5 messages in com.mysql.lists.mysqlRe: What does this mean
FromSent OnAttachments
Charles L Hagen16 Mar 2001 07:12 
Hardy Merrill16 Mar 2001 08:09 
Mark Maggelet16 Mar 2001 09:49 
Hardy Merrill16 Mar 2001 10:34 
Mark Maggelet16 Mar 2001 10:53 
Subject:Re: What does this mean
From:Mark Maggelet (magg@mminternet.com)
Date:03/16/2001 10:53:32 AM
List:com.mysql.lists.mysql

On Fri, 16 Mar 2001 13:35:18 -0500, Hardy Merrill (merr@missioncriticallinux.com) wrote:

Sure it's easier, but which is safer?

I don't have Charles first message on this topic, but I believe his error message was from logrotate which is a cron job.
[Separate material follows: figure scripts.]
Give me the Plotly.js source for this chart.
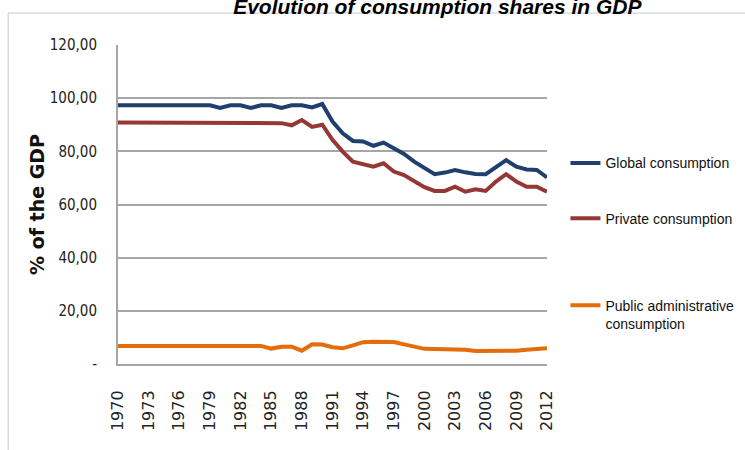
<!DOCTYPE html>
<html>
<head>
<meta charset="utf-8">
<script src="https://cdn.plot.ly/plotly-3.0.1.min.js"></script>
<style>html,body{margin:0;padding:0;background:#fff;}#chart{width:745px;height:450px;}</style>
</head>
<body>
<div id="chart"></div>
<script>
const years = [];
for (let y = 1970; y <= 2012; y++) years.push(String(y));

const globalConsumption = [
  97.3, 97.3, 97.3, 97.3, 97.3, 97.3, 97.3, 97.3, 97.3, 97.3,
  96.3, 97.3, 97.3, 96.3, 97.3, 97.3, 96.3, 97.3, 97.3, 96.5,
  97.8, 91.2, 86.8, 83.9, 83.7, 82.1, 83.3, 81.1, 79.0, 76.1,
  73.6, 71.4, 72.0, 73.0, 72.1, 71.5, 71.4, 74.2, 76.7, 74.2,
  73.2, 73.0, 70.2
];
const privateConsumption = [
  90.8, 90.8, 90.8, 90.8, 90.8, 90.8, 90.8, 90.8, 90.8, 90.8,
  90.8, 90.8, 90.8, 90.8, 90.8, 90.8, 90.6, 89.8, 91.8, 89.2,
  90.0, 84.3, 79.9, 76.1, 75.2, 74.2, 75.5, 72.4, 71.1, 68.6,
  66.5, 65.1, 65.1, 66.7, 64.8, 65.7, 65.1, 68.6, 71.4, 68.6,
  66.7, 66.7, 64.8
];
const publicConsumption = [
  6.8, 6.8, 6.8, 6.8, 6.8, 6.8, 6.8, 6.8, 6.8, 6.8,
  6.8, 6.8, 6.8, 6.8, 6.8, 5.8, 6.5, 6.5, 5.0, 7.4,
  7.3, 6.3, 5.9, 7.0, 8.2, 8.4, 8.4, 8.3, 7.4, 6.4,
  5.7, 5.6, 5.6, 5.6, 5.4, 4.9, 4.9, 4.9, 5.0, 5.0,
  5.4, 5.8, 5.9
];
const xTickVals = ["1970","1973","1976","1979","1982","1985","1988","1991","1994","1997","2000","2003","2006","2009","2012"];
const yTickVals = [0, 20, 40, 60, 80, 100, 120];
const yTickText = ["-", "20,00", "40,00", "60,00", "80,00", "100,00", "120,00"];

const narrow = "Liberation Sans Narrow, DejaVu Sans Condensed, Arial Narrow, sans-serif";

const traces = [
  {x: years, y: globalConsumption, name: "Global consumption", type: "scatter", mode: "lines",
   line: {color: "#1F3F6E", width: 4}, legend: "legend"},
  {x: years, y: privateConsumption, name: "Private consumption", type: "scatter", mode: "lines",
   line: {color: "#953735", width: 4}, legend: "legend2"},
  {x: years, y: publicConsumption, name: "Public administrative<br>consumption", type: "scatter", mode: "lines",
   line: {color: "#E46C0A", width: 4}, legend: "legend3"}
];

const legendBase = {
  xanchor: "left", yanchor: "top", bgcolor: "rgba(0,0,0,0)", borderwidth: 0,
  font: {family: "Liberation Sans, Arial, sans-serif", size: 14, color: "#111"}, valign: "top", itemclick: false
};

const layout = {
  width: 745, height: 450,
  margin: {l: 118, r: 198, t: 45, b: 86, autoexpand: false},
  paper_bgcolor: "#fff", plot_bgcolor: "#fff",
  title: {
    text: "<b><i>Evolution of consumption shares in GDP</i></b>",
    font: {family: "Liberation Sans, Arial, sans-serif", size: 21, color: "#000"},
    x: 0.587, xanchor: "center", xref: "container",
    y: 0.986, yanchor: "middle", yref: "container"
  },
  xaxis: {
    type: "category",
    tickmode: "array", tickvals: xTickVals, ticktext: xTickVals,
    tickangle: -90,
    tickfont: {family: "DejaVu Sans, sans-serif", size: 16, color: "#222"},
    ticks: "", ticklabelstandoff: 18,
    showgrid: false, zeroline: false,
    showline: true, linecolor: "#a6a6a6", linewidth: 2,
    fixedrange: true
  },
  yaxis: {
    range: [0, 120],
    tickmode: "array", tickvals: yTickVals, ticktext: yTickText,
    tickfont: {family: narrow, size: 15, color: "#222"},
    ticks: "", ticklabelstandoff: 16,
    showgrid: true, gridcolor: "#a6a6a6", gridwidth: 2,
    zeroline: false,
    showline: true, linecolor: "#a6a6a6", linewidth: 2,
    title: {text: "<b>% of the GDP</b>", font: {family: "DejaVu Sans, sans-serif", size: 19, color: "#111"}, standoff: 0},
    fixedrange: true
  },
  showlegend: true,
  legend: Object.assign({}, legendBase, {x: 1.043, y: 0.679}),
  legend2: Object.assign({}, legendBase, {x: 1.043, y: 0.506}),
  legend3: Object.assign({}, legendBase, {x: 1.043, y: 0.233}),
  shapes: [
    {type: "rect", xref: "paper", yref: "paper",
     x0: -0.256, x1: 1.6, y0: -0.4, y1: 1.1,
     line: {color: "#c8c8c8", width: 1}, fillcolor: "rgba(0,0,0,0)", layer: "below"}
  ]
};

Plotly.newPlot("chart", traces, layout, {displayModeBar: false, staticPlot: true});
</script>
</body>
</html>
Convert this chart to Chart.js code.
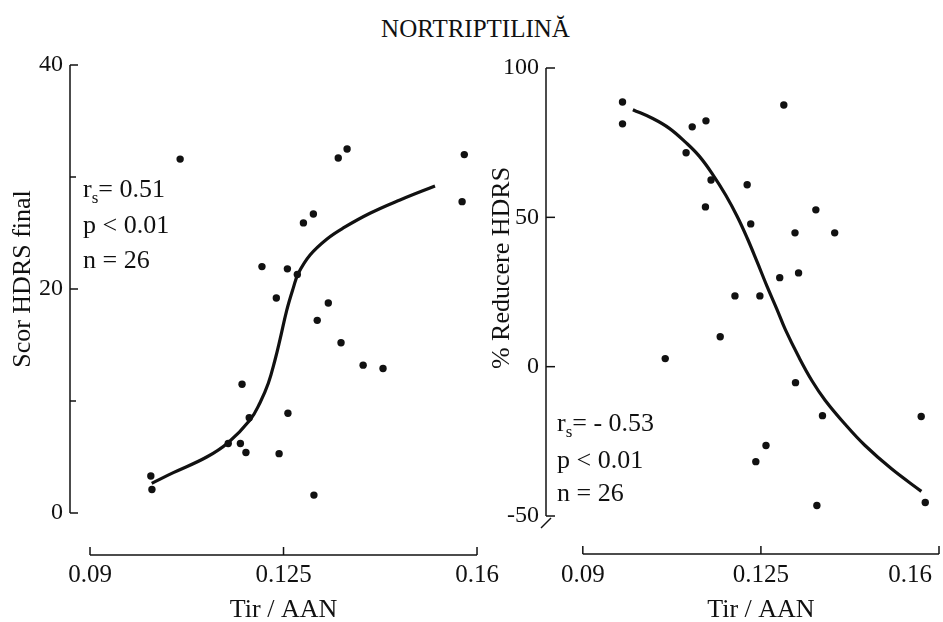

If Charles put

mysqladmin -uuser -ppassword

into a cron job, then the user's(root?) password would be in open view to anybody who could view the crontab - granted, you would have to be root to view the root crontab, but putting the password to the MySQL user right in the cron command is just a little too "loose" for me. A safer method would be to "hide" the user/pw in the Unix user's home directory in the ..my.cnf file, as I outlined below.

Uh... root can read those too. If you're imagining a situation where someone just rooted you in order to get access to MySQL, I guess it's possible that doing it this way will slow him down by about 5 minutes, but I don't really think it's an issue.